Police hunt down foreigner for slay of transgender in Olongapo

OLONGAPO CITY, Philippines – Police on Sunday started hunting down a foreigner suspected of killing a transgender in a hotel here on Saturday night.

A police report said Jeffrey Laude, 26, of Barangay (village) West Tapinac here, checked in with a “male, white foreigner” at the Celzone Lodge on Magsaysay Drive at 11:30 p.m. Saturday. The foreigner, however, left the hotel alone a few minutes after he and Laude entered their room.

Police said Elias Gallamos, one of the hotel’s room attendants, saw the suspect go out of the room, leaving the door ajar.

Gallamos later checked the room but saw a pair of slippers near the bathroom. He said he left the room, believing somebody was still there.

Police said Gallamos returned to the room at 11:45 p.m. and discovered Laude’s body, his head slumped in the toilet. Police said Laude could have been strangled and killed.

Another witness, Mark Clarence Gelviro, 22, the victim’s friend, said he and Laude met the suspect at the Ambyanz Disco Bar, also on Magsaysay Drive, at 10:55 p.m.

Gelviro told the police that Laude asked him to accompany them to the hotel.

He said Laude, when they reached the hotel, then asked him to leave before the foreigner could discover that they were transgenders.

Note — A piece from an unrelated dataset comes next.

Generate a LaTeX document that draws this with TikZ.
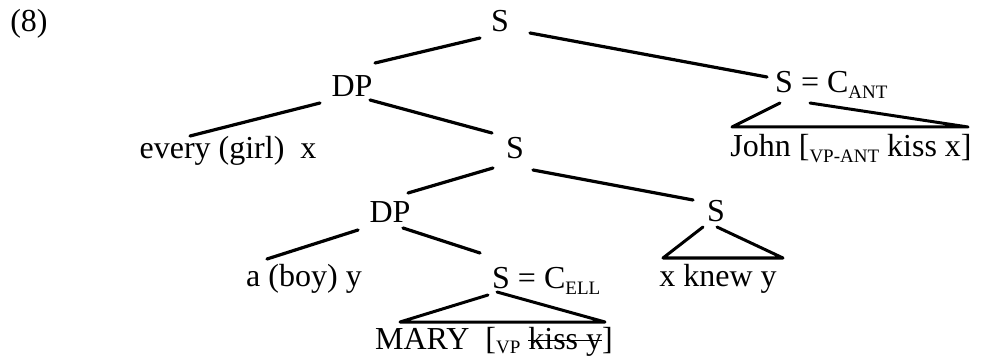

Both Gallamos and Gelviro described the suspect as having “white complexion, with marine-style cut of hair,” standing between 5’8″ and 5’10” and between 25 and 30 years old.

The suspect, police said, was wearing a white and blue striped shirt with white sleeves, and black shorts when he and Laude checked in at the hotel.

Marilou Laude, a sister of the victim, told the Philippine Daily Inquirer that the suspect could be a US serviceman based on the descriptions given by the witnesses.

She asked the police to prevent US ships docked here from leaving Subic Bay pending the investigation.

“What we fear now is that those US ships will leave anytime soon and this will make it hard for us to seek justice,” Marilou Laude told the INQUIRER.

Chief Insp. Gil Arizo Domingo of the Olongapo City Police Station 3 appealed to Laude’s relatives not to jump to conclusions on the foreigner’s identity and background.

Still Domingo said that they have started coordinating with the Law Enforcement Department of the Subic Bay Metropolitan Authority (SBMA) to allow them to board the American ships docked inside the Subic Bay Freeport to investigate the case.

Two US warships arrived here on Sept. 27 in time for war exercises between American and Filipino troops in the West Philippine Sea. Two days earlier, some 500 American sailors arrived here for a routine port call.

“There are [thousands of American] troops in those ships and it would be difficult for us to track the suspect, if ever he is a US serviceman,” Domingo said.

Domingo said the Visiting Forces Agreement (VFA) also limited the local police’s authority in immediately carrying out further investigation of US servicemen tagged in crimes.

The INQUIRER on Sunday afternoon tried but failed to reach Kurt Hoyer, press attaché at the US Embassy in Manila, for a statement on the suspicion of Laude’s family that the suspect could be a US soldier. In the five times that the INQUIRER called, Hoyer’s mobile phone was unattended.

A press statement from the US Embassy in Manila said at least 1,400 US troops participating in the annual Philippine Amphibious Landing Exercise were on board the USS Peleliu (LHA 5) and the USS Germantown (LSD 42) when the two ships docked here last month.

The 500 American sailors aboard USS Frank Cable, according to a previous press release from the US Embassy, were “eager to enjoy Olongapo City and strengthen their understanding of a country with deep historical ties to the US and the US Navy.”

“This visit will allow the ship to replenish supplies and give the crew an opportunity for rest and relaxation,” it said.